Em outro momento Qohélet faz uma leitura do mundo que para alguns soaria fatalista demais: vi debaixo do sol que não é dos ligeiros a carreira, nem dos fortes a batalha, nem tampouco dos sábios o pão, nem tampouco dos prudentes as riquezas, nem tampouco dos entendidos o favor, mas que o tempo e a oportunidade ocorrem a todos. Que também o homem não sabe o seu tempo; assim como os peixes que se pescam com a rede maligna, e como os passarinhos que se prendem com o laço, assim se enlaçam também os filhos dos homens no mau tempo, quando cai de repente sobre eles. Aqui há, para usar uma linguagem nietzschiana, uma transvaloração da moral, ou seja, de que os justos sofrem e os maus são recompensados. A vida é para ser vivida com sua acidez que provoca angústias e desconforto, mas é neste sentido que se dá a vida como ela é, ou seja, não há nada de novo debaixo do sol, as coisas vem e vão, surge e desaparece, nasce e morre. Assumindo a vida com suas ambiguidades, o ser humano pode entender que todo o trabalho é para a sua boca e, no entanto, seu apetite nunca estará satisfeito.
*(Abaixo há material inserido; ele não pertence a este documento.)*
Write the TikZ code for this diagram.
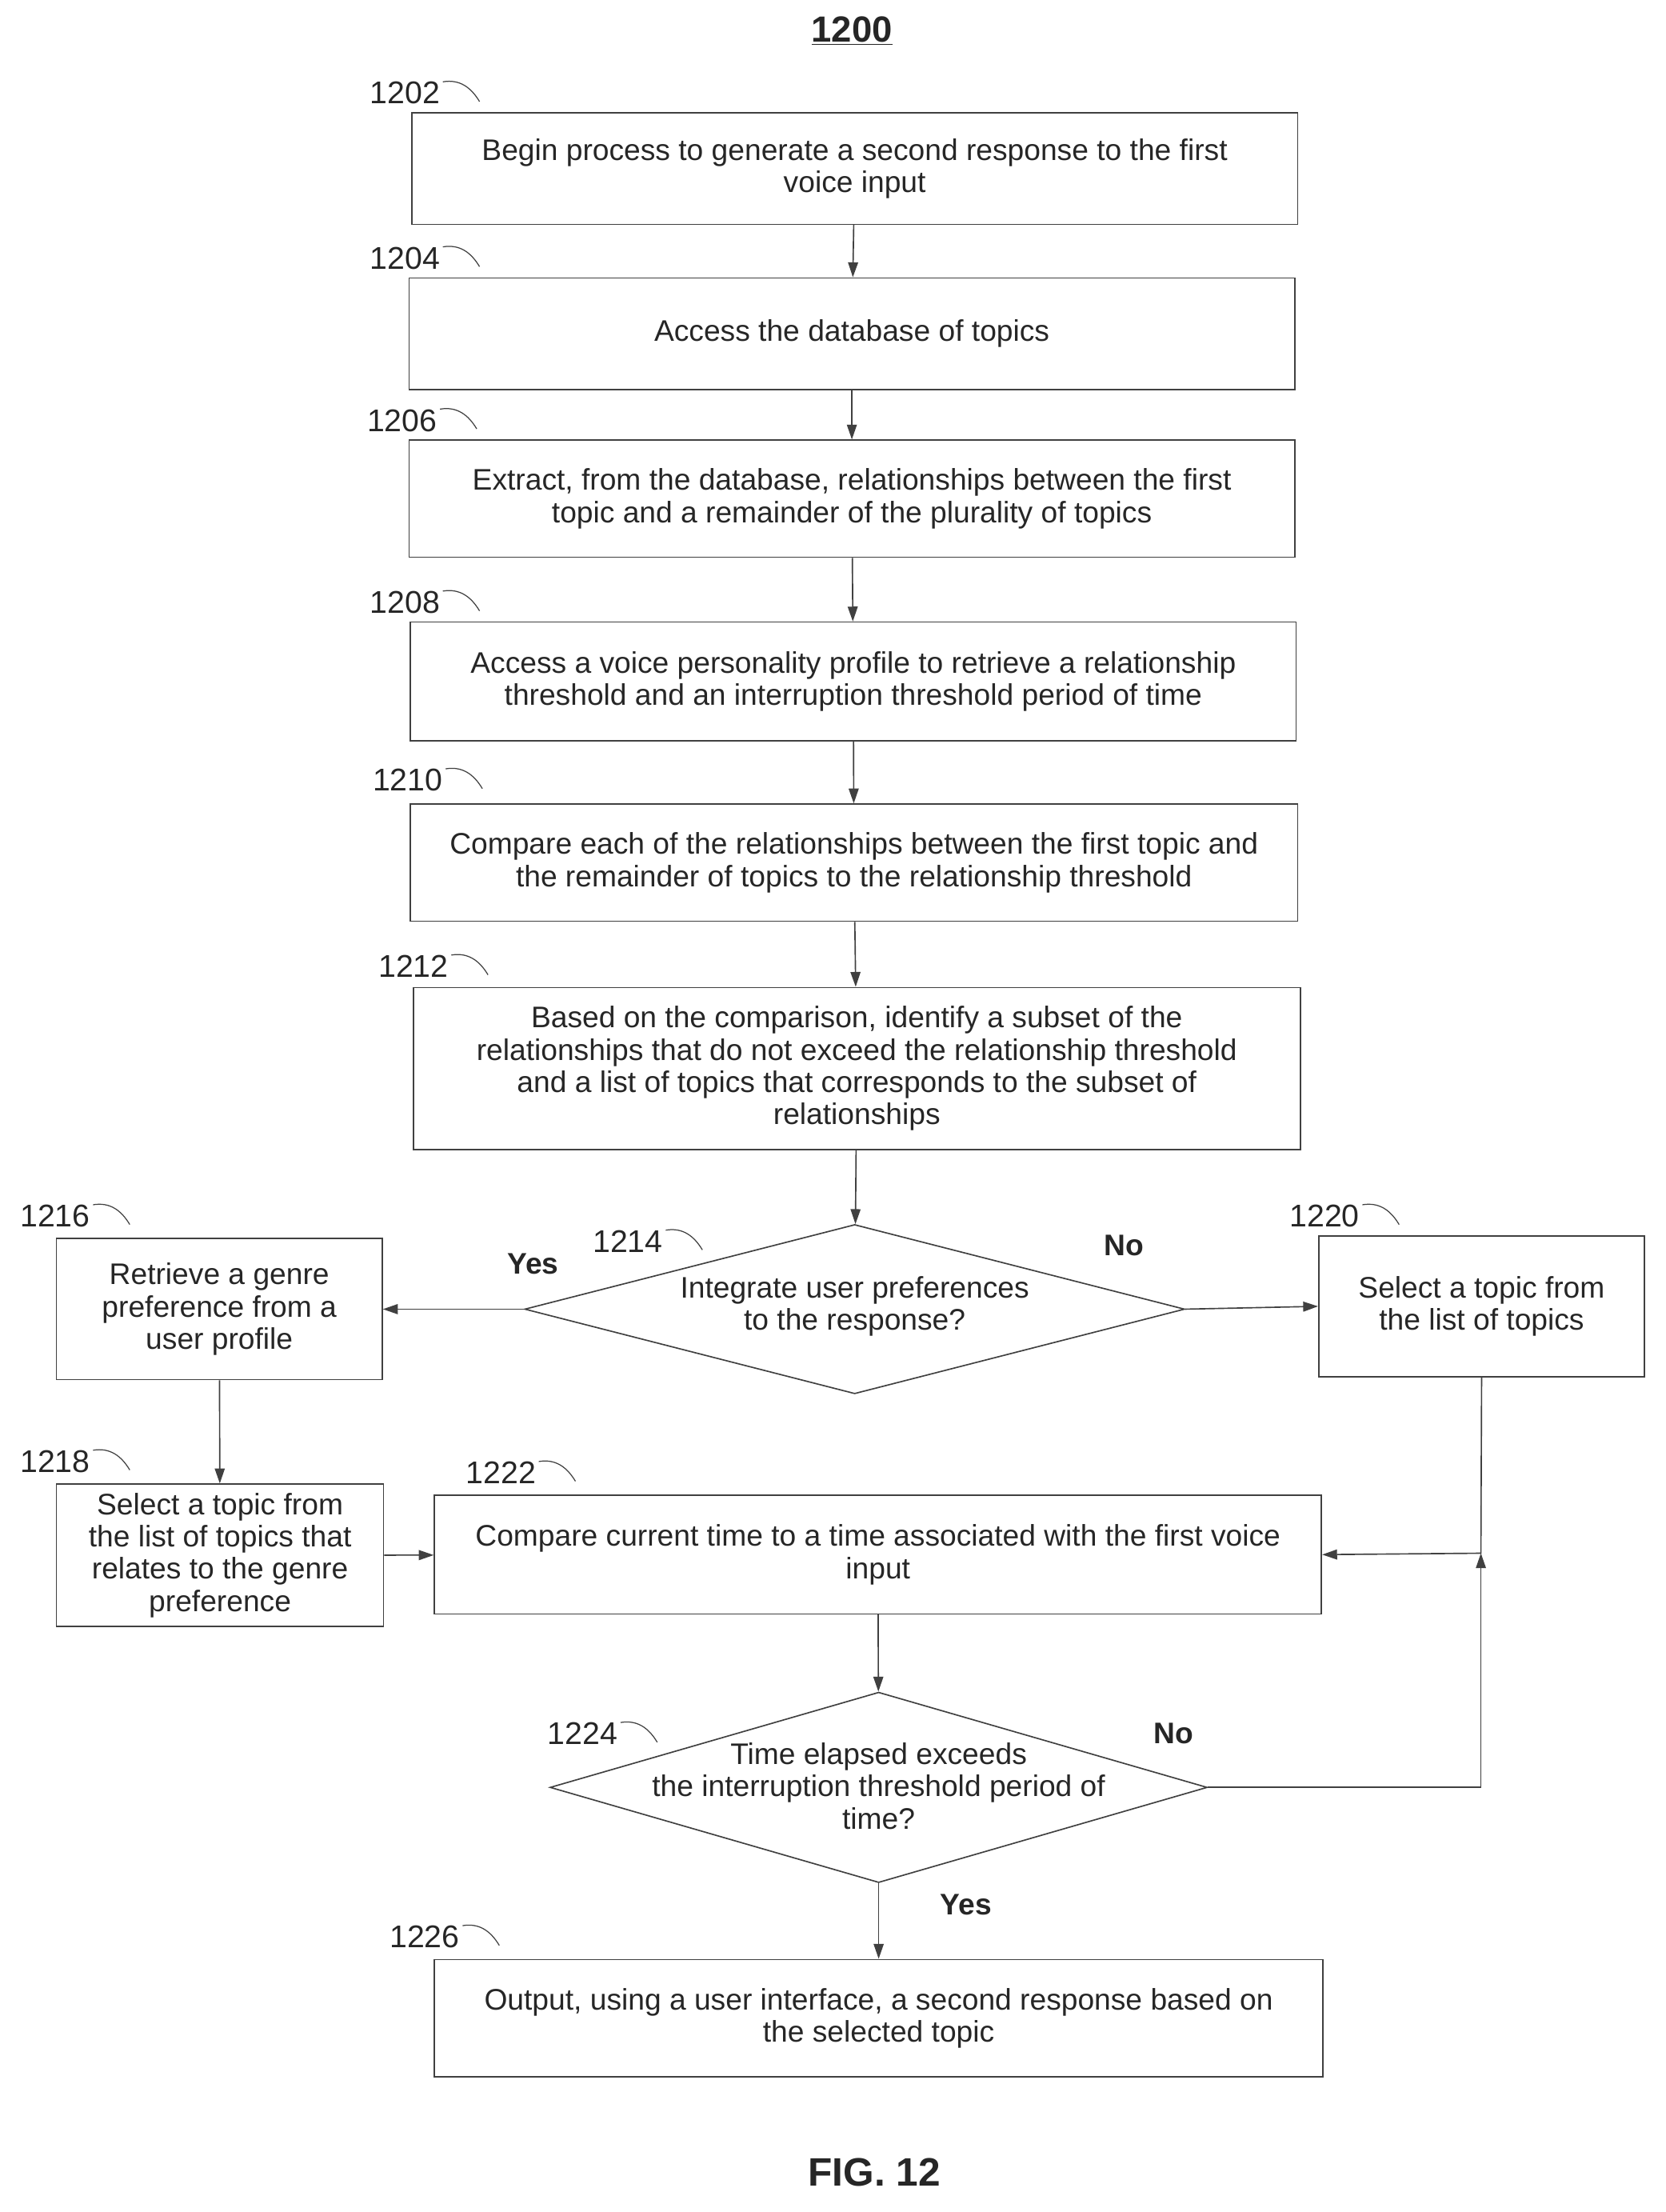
\documentclass[tikz,border=0pt]{standalone}
\usepackage{fontspec}
\setmainfont{Liberation Sans}
\usetikzlibrary{arrows.meta,shapes.geometric}
\begin{document}
\begin{tikzpicture}[x=0.03cm,y=-0.03cm,
  every node/.style={font=\fontsize{18}{19.5}\selectfont,text=black!85},
  box/.style={draw=black!75,line width=0.8pt,inner sep=0pt,align=center},
  arr/.style={draw=black!75,line width=0.8pt,-{Triangle[length=9pt,width=6pt]}},
  lbl/.style={font=\fontsize{19}{22}\selectfont},
  yn/.style={font=\bfseries\fontsize{18}{22}\selectfont}]
\useasboundingbox (0,0) rectangle (1181,1568);
\def\bx#1#2#3#4#5#6{\node[box,minimum width={(#3-#2)*0.03cm},minimum height={(#5-#4)*0.03cm}] (#1) at ({(#2+#3)/2},{(#4+#5)/2}) {#6};}
\def\tag#1#2#3{\node[lbl,anchor=east] at (#1,#2) {#3}; \draw[black!75,line width=0.6pt] (#1-2,#2-8) .. controls (#1+10,#2-10) and (#1+18,#2-4) .. (#1+24,#2+6);}
\node[font=\bfseries\fontsize{22}{26}\selectfont] (t) at (604,22) {\underline{1200}};
\bx{a}{292}{920}{80}{159}{Begin process to generate a second response to the first\\voice input}
\bx{b}{290}{918}{197}{276}{Access the database of topics}
\bx{c}{290}{918}{312}{395}{Extract, from the database, relationships between the first\\topic and a remainder of the plurality of topics}
\bx{d}{291}{919}{441}{525}{Access a voice personality profile to retrieve a relationship\\threshold and an interruption threshold period of time}
\bx{e}{291}{920}{570}{653}{Compare each of the relationships between the first topic and\\the remainder of topics to the relationship threshold}
\bx{f}{293}{922}{700}{815}{Based on the comparison, identify a subset of the\\relationships that do not exceed the relationship threshold\\and a list of topics that corresponds to the subset of\\relationships}
\node[box,diamond,minimum width=468*0.03cm,minimum height=120*0.03cm,aspect=3.9,inner sep=0pt] (g) at (606,928) {};
\node at (606,926) [align=center]{Integrate user preferences\\to the response?};
\bx{h}{40}{271}{878}{978}{Retrieve a genre\\preference from a\\user profile}
\bx{k}{935}{1166}{876}{976}{Select a topic from\\the list of topics}
\bx{i}{40}{272}{1052}{1153}{Select a topic from\\the list of topics that\\relates to the genre\\preference}
\bx{j}{308}{937}{1060}{1144}{Compare current time to a time associated with the first voice\\input}
\node[box,diamond,minimum width=466*0.03cm,minimum height=135*0.03cm,aspect=3.45,inner sep=0pt] (m) at (623,1267) {};
\node at (623,1266) [align=center]{Time elapsed exceeds\\the interruption threshold period of\\time?};
\bx{n}{308}{938}{1389}{1472}{Output, using a user interface, a second response based on\\the selected topic}
\node[font=\bfseries\fontsize{24}{28}\selectfont] (fig) at (620,1540) {FIG. 12};
\tag{316}{66}{1202}\tag{316}{183}{1204}\tag{314}{298}{1206}\tag{316}{427}{1208}\tag{318}{553}{1210}
\tag{322}{685}{1212}\tag{474}{880}{1214}\tag{68}{862}{1216}\tag{68}{1036}{1218}\tag{968}{862}{1220}
\tag{384}{1044}{1222}\tag{442}{1229}{1224}\tag{330}{1373}{1226}
\draw[arr] (a) -- (b); \draw[arr] (b) -- (c); \draw[arr] (c) -- (d); \draw[arr] (d) -- (e);
\draw[arr] (e) -- (f); \draw[arr] (f) -- (g);
\draw[arr] (g.west) -- (h.east); \draw[arr] (g.east) -- (k.west);
\draw[arr] (h) -- (i); \draw[arr] (i) -- (j);
\draw[arr] (j) -- (m); \draw[arr] (m) -- (n);
\coordinate (p) at (1050,1101);
\draw[arr] (k.south) -- (p) -- (j.east);
\draw[arr] (m.east) -| (p);
\node[yn] at (378,896) {Yes};
\node[yn] at (797,883) {No};
\node[yn] at (832,1229) {No};
\node[yn] at (685,1350) {Yes};
\end{tikzpicture}
\end{document}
O pessimismo é um recurso filosófico de Qohélet, uma vez que ele acentua o aspecto negativo da vida e não vê nenhum sentido positivo para o curso da história. Ele vê a vida e o elemento mais significativo dela, pelo menos no seu tempo, o trabalho e conclui: quando avaliei tudo o que minhas mãos haviam feito e o trabalho que eu tanto me esforçara para realizar, percebi que tudo foi inútil, foi correr atrás do vento; não há nenhum proveito no que se faz debaixo do sol. Para Qohélet a vida é cheia de futilidades e aspirações inúteis, ou seja, hebel – vento. Chegar a essa conclusão é, por si só, uma afirmação da vida.